Moist walked under the weight of a crate of banknotes, to Adora Belle's annoyance.

'Why can't you put them in a safe?'

'Because those're full of coins. Anyway, we'll have to keep them in here for now, until we get sorted out.'

'It's really just a victory thing, isn't it? Your triumph over gold.'

'A bit, yes.'

'You got away with it again.'

'I wouldn't exactly put it like that. Gladys has applied to be my secretary'

'Here's a tip: don't let her sit on your lap.'

'I'm being serious here! She's ferocious! She probably wants my job now! She believes everything she reads!'

'There's your answer, then. Good grief, she's the least of your problems!'

'Every problem is an opportunity,' said Moist primly.

'Well, if you upset Vetinari again you will have a once-in-a-lifetime opportunity to never have to buy another hat.'

'No, I think he likes a little opposition.'

'And are you any good at knowing how much?'

'No. It's what I enjoy. You get a wonderful view from the point of no return.'

Moist opened the vault and put the crate on a shelf. It looked a bit lost and alone, but he could just make out the thudding of the press in the Mint as Mr Spools's men worked hard at providing it with company.

Adora Belle leaned on the doorframe, watching him carefully.

'They tell me that while I was away you did all kinds of risky things. Is that true?'

'I like to flirt with risk. It's always been part of my life.'

'But you don't do that kind of stuff while I'm around,' said Adora Belle. 'So I'm enough of a thrill, am I?'

She advanced. The heels helped, of course, but Spike could move like a snake trying to sashay, and the severe, tight and ostensibly modest dresses she wore left everything to the imagination, which is much more inflammatory than leaving nothing. Speculation is always more interesting than facts.

'What are you thinking about right now?' she said. She dropped her cigarette stub and pinned it with a heel.

'Money boxes,' said Moist instantly.

'Money boxes?'

'Yes, in the shape of the bank and the Mint. To teach the kiddies the habits of thrift.

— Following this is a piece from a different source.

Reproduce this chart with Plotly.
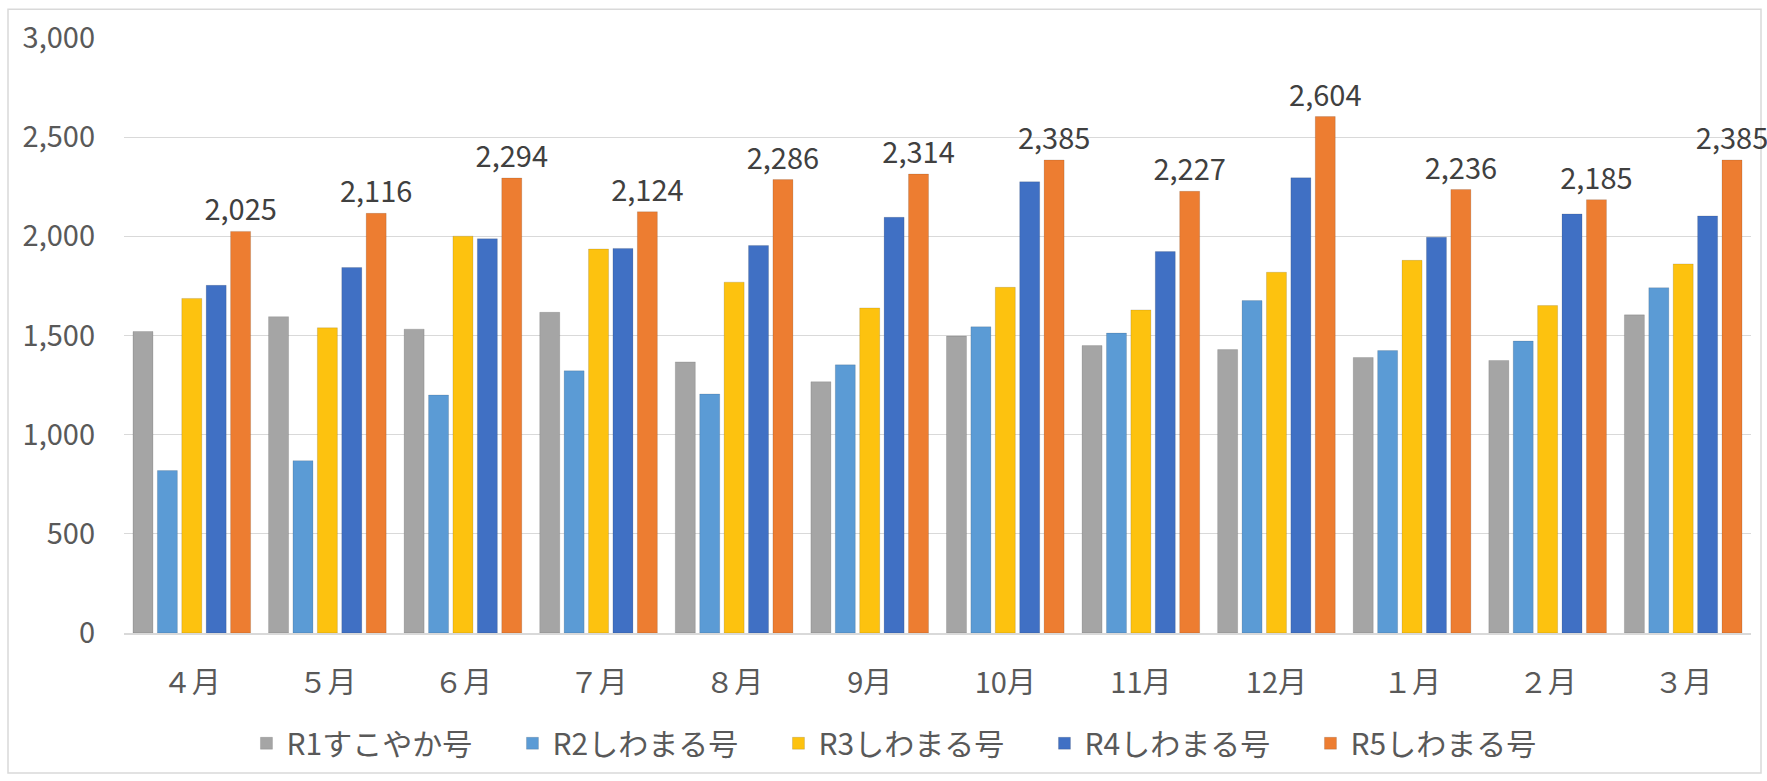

The money could go in the slot where the Bad Penny is - '

'Are you really thinking about money boxes?'

'Er, no. I'm flirting with risk again.'

'That's better!'

'Although you must admit that it's a pretty clev - '

Adora Belle grabbed Moist by the shoulders. 'Moist von Lipwig, if you don't give me a big wet kiss right now -  Ow! Are there fleas down here?'

It felt like a hailstorm. The air in the vault had become a golden mist. It would have been pretty, if it wasn't so heavy. It stung where it touched.

Moist grabbed her hand and dragged her out as the teeming particles became a torrent. Outside, he took off his hat, which was already so heavy that it was endangering his ears, and tipped a small fortune in gold on to the floor. The vault was already half full.